El conflicto central de Billy Budd tiene que ver en su superficie con el peso de la ley y la razón de la justicia, aunque en ese mundo de hombres solos las implicancias homosexuales son inevitables y el tradicional triángulo amoroso de la ópera decimonónica, con intrigas y tensiones, se expresa más o menos veladamente. Después de todo, en su modernidad Britten es un compositor estrechamente ligado a la tradición del melodrama.
Impotente venéreo e incapaz afectivo, Claggart, maestro de armas de El Indomable – es decir, responsable de la disciplina a bordo–, odia por naturaleza. El odio es su forma de ser, de uniformar. De poseer. “Mi destino es aniquilarte... Mi odio y envidia son más fuertes que el amor… Oh belleza del alma, del cuerpo... bondad! ¡Cómo desearía no haberlos visto nunca!”, canta temeroso en su largo monólogo, pensando en Billy Budd. La belleza del protagonista desciende de una forma de virginidad. Billy Budd representa lo nuevo en un mundo agobiado y decadente. Es la candidez lo que lo hace distinto y por eso fatalmente deseado. Su luminosidad, acaso el sol del provenir, atrapa. Por eso es peligrosa.
Vere, el capitán, hombre leído y curtido, sería el fiel de la balanza en el conflicto. Sabe que “motín” es la palabra prohibida y en su elipsis hormonal aprecia la belleza de Billy Budd, a quien, acaso por eso, cree incapaz de conspirar. Sin embargo, en el punto álgido del conflicto, asume ser el soberano de esa “monarquía flotante”. Él también desea, pero como el reverso de Claggart. En nombre de la ley controla ese peligro. La trama es, al final, lo que el torrencial libreto tarda en decir pero desde el principio se sabe: Billy Budd está destinado a sucumbir y su talón de Aquiles es el tartamudeo. No hay ni bien ni mal. Sobre la amenaza de lo distinto triunfa el orden, representado por el finado Claggart y el refinado Vere. Lo que no pudo el odio, lo hizo la ley.

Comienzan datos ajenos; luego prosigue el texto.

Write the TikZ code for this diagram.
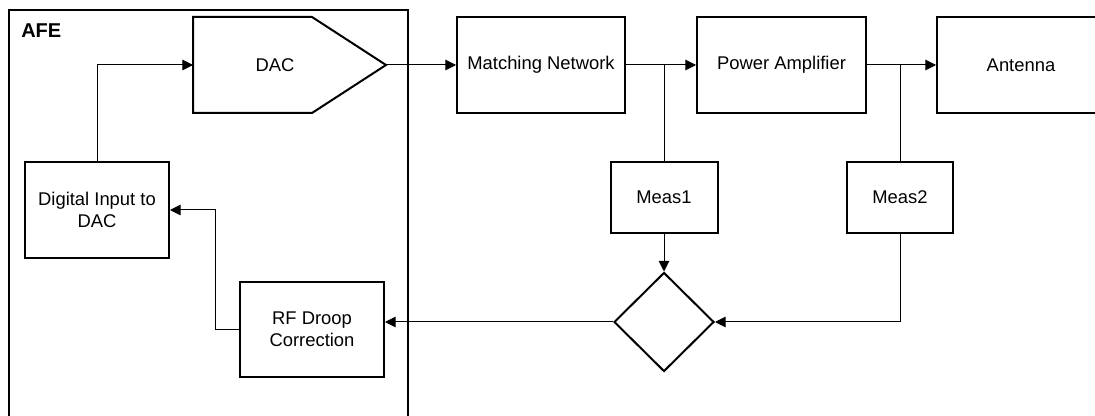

La puesta de Marcelo Lombardero mantiene el tiempo histórico y con claridad refleja el barco como cuerpo político, el mundo en el que el viejo orden está amenazado. En la inmensidad del escenario convertido en la cubierta, la mirada del director de escena articula con plasticidad los espacios y ubica con precisión los numerosos personajes. Potencia la capacidad de Britten para pasar de una escena a otra con fluidez cinematográfica. También con el uso mesurado y efectivo de la iluminación y las proyecciones, que dan a la escenografía una continua sensación de movimiento, que es la del barco y también la de ese mundo. Con agudeza teatral hace de las escenas masivas con el coro momentos plástica y sonoramente imponentes, en un fino contraste con la intimidad de las escenas en las que el drama avanza. Maravillosa, en el sentido barroco del término, resulta la escena de la batalla, el gran momento de una puesta impecable.
En el incesante fluir melódico, sin arias en el sentido tradicional, mucho del afecto de los personajes y el temple de las situaciones pasa por la orquesta. Los interludios, los concertati y la infinidad de detalles instrumentales de una partitura de gran belleza y eficiencia escénica, fueron manejados con mano maestra por Erik Nielsen, que con gran sentido lírico sacó lo mejor de la Orquesta Estable. En un elenco de cantantes en el que todos cumplieron con creces, se destacó Sean Michael Plumb, como Billy Budd, impecable en “Look! Through the Port Comes the Moon-shine Astray!”, al final, cuando al drama no le queda sino apelar a la fe en el sacrificio, resignarse a la injusticia y que todo siga igual.